Tout au long du
moyen-âge, à la suite des grandes flottes
romaines, les marines se développent dans le monde
entier.
L'exemple
de l'Empire romain, concernant l'organisation d'une
marine fut conservé au haut Moyen âge,
partout où subsistait un État, même
par les Barbares. Il y eut des flottes vandale et
ostrogothique. Pour Byzance, le contrôle de la mer
demeura, jusqu'à sa chute, une condition de
survie: rêve de reconquête impériale
esquissée par Justinien, résistance
à l'Islam, verrouillage du Bosphore contre les
Russes, opposition aux ambitions des Normands et plus
tard aux Angevins de Sicile.

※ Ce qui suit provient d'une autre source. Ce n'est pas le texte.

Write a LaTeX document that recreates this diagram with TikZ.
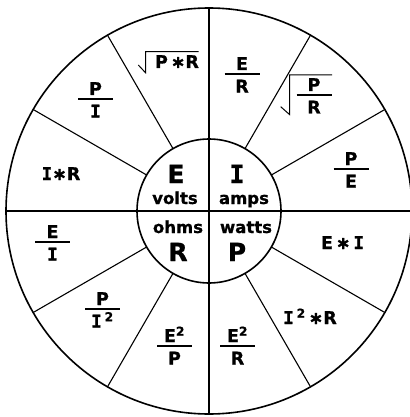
\documentclass[tikz,border=0pt]{standalone}
\usepackage{fontspec}
\setmainfont{DejaVu Sans}[BoldFeatures={FakeBold=0.8}]
\newfontfamily\serifI{DejaVu Sans Mono}[BoldFeatures={FakeBold=0.8}]
\usetikzlibrary{calc}
\newcommand{\st}{{∗}}
\newcommand{\II}{{\serifI I}}
\tikzset{
  outerc/.style={line width=1.6pt},
  innerc/.style={line width=1.6pt},
  spoke/.style={line width=1.1pt},
  bar/.style={line width=1.4pt},
  rad/.style={line width=1.0pt, line join=miter},
  lbl/.style={font=\fontsize{17.5}{18}\bfseries\selectfont, inner sep=0pt, anchor=base},
  big/.style={font=\fontsize{25}{25}\bfseries\selectfont, inner sep=0pt, anchor=base},
  unit/.style={font=\fontsize{16.5}{17}\bfseries\selectfont, inner sep=0pt, anchor=base},
}
% fraction: name, x, ybar, numerator, denominator
\newcommand{\fr}[5]{%
  \node[lbl] (#1n) at (#2,#3-4) {#4};
  \draw[bar] (#2-17.5,#3) -- (#2+17.5,#3);
  \node[lbl] (#1d) at (#2,#3+18.5) {#5};
}
\begin{document}
\begin{tikzpicture}[x=1pt,y=-1pt]
\useasboundingbox (0,0) rectangle (409,417);
\coordinate (O) at (209,211);
% spokes
\draw[spoke] ($(O)+(0,-203)$) -- ($(O)+(0,203)$);
\draw[spoke] ($(O)+(-203,0)$) -- ($(O)+(203,0)$);
\foreach \a in {30,60,120,150,210,240,300,330}
  \draw[spoke] ($(O)+(\a:72)$) -- ($(O)+(\a:203)$);
\draw[outerc] (O) circle[radius=203pt];
\draw[innerc] (O) circle[radius=72pt];
% centre
\node[big] (E) at (176,183) {E};
\node[big] (I) at (237,183) {\II};
\node[big] (R) at (178,261) {R};
\node[big] (P) at (237,261) {P};
\node[unit] (volts) at (175,204) {volts};
\node[unit] (amps) at (244,204) {amps};
\node[unit] (ohms) at (178,233) {ohms};
\node[unit] (watts) at (246,233) {watts};
% outer ring
\node[lbl] (pr) at (177,68) {P\,\st R};
\draw[rad] (138.3,65) -- (145.5,72.7) -- (145.5,51.7) -- (198.5,51.7);
\fr{er}{242}{74}{E}{R}
\fr{pdr}{314}{95}{P}{R}
\draw[rad] (280.7,106.7) -- (289.5,114.5) -- (289.5,75) -- (332,75);
\fr{pe}{351}{169}{P}{E}
\node[lbl] (ei) at (342.5,249) {E\,\st\,\II};
\node[lbl] (i2r) at (310,324) {\II\,\textsuperscript{2}\,\st R};
\fr{e2r}{237.5}{346}{E\textsuperscript{2}}{R}
\fr{e2p}{174.5}{346}{E\textsuperscript{2}}{P}
\fr{pi2}{102.5}{309}{P}{\II\,\textsuperscript{2}}
\fr{ei2}{52.5}{242}{E}{\II}
\node[lbl] (ir) at (61,180) {\II\st R};
\fr{pi}{95.5}{99}{P}{\II}
\end{tikzpicture}
\end{document}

Le souci de
régionaliser la défense, joint à
l'impécuniosité, distingua les flottes des
circonscriptions maritimes de l'escadre centrale à
Constantinople. Pour attaquer Byzance, l'Islam n'eut pas
plus à inventer en matière navale que sur
les autres plans. Il suffit aux califes de retourner
contre l'Empire les forces des provinces maritimes
(Égypte, Syrie) qu'ils lui avaient ravies, et
même l'usage du feu grégeois. La
conquête musulmane, sauf en Sicile, se fit par voie
de terre, et si, par la suite, l'Islam disposa de forces
navales ce ne fut que grâce aux pays
conquis.
L'Occident
médiéval présente deux aires
maritimes distinctes:
- le
Levant, ou secteur méditerranéen, dans
lequel prédomine Byzance. À
côté d'une traditionnelle galère,
améliorée par la marine byzantine notamment
avec une voile triangulaire (voile "latine"), la marine
à voile méditerranéenne poursuivait
une lente évolution. Du bateau rond de
l'Antiquité, la nef du Levant conservait au
XIIIème s. une coque bordée à
franc-bord, des formes ventrues accentuées par
l'accroissement des tonnages; deux mâts
gréés de voiles latines allaient remplacer
la voile carrée; proue et poupe étaient
rehaussées de châteaux entourés d'un
pavois.
- le
Ponant, du Nord au Portugal, qui adopte les techniques
des Scandinaves. Si les nefs du Ponant portaient des
superstructures semblables, en revanche, elles
s'affirmaient les héritières des navires
longs vikings; bordées à clins, de formes
moins massives, elles portaient une seule voile
carrée.
C'est
seulement vers la fin du XIVème s. que marins du
Nord et du Midi joignirent leurs techniques et que se
généralisa le gouvernail d'étambot
qui remplaça la rame-gouvernail pendante à
l'arrière ou la rame latérale unique. Cette
invention, (toujours en usage), permettait au navire une
tenue de route stable. Vers la même époque,
un instrument indiquant la route fit son apparition. Les
débuts de la boussole (fin du XIème) sont
modestes: une aiguille aimantée enfilée
dans un fétu de paille flottant sur un peu d'eau.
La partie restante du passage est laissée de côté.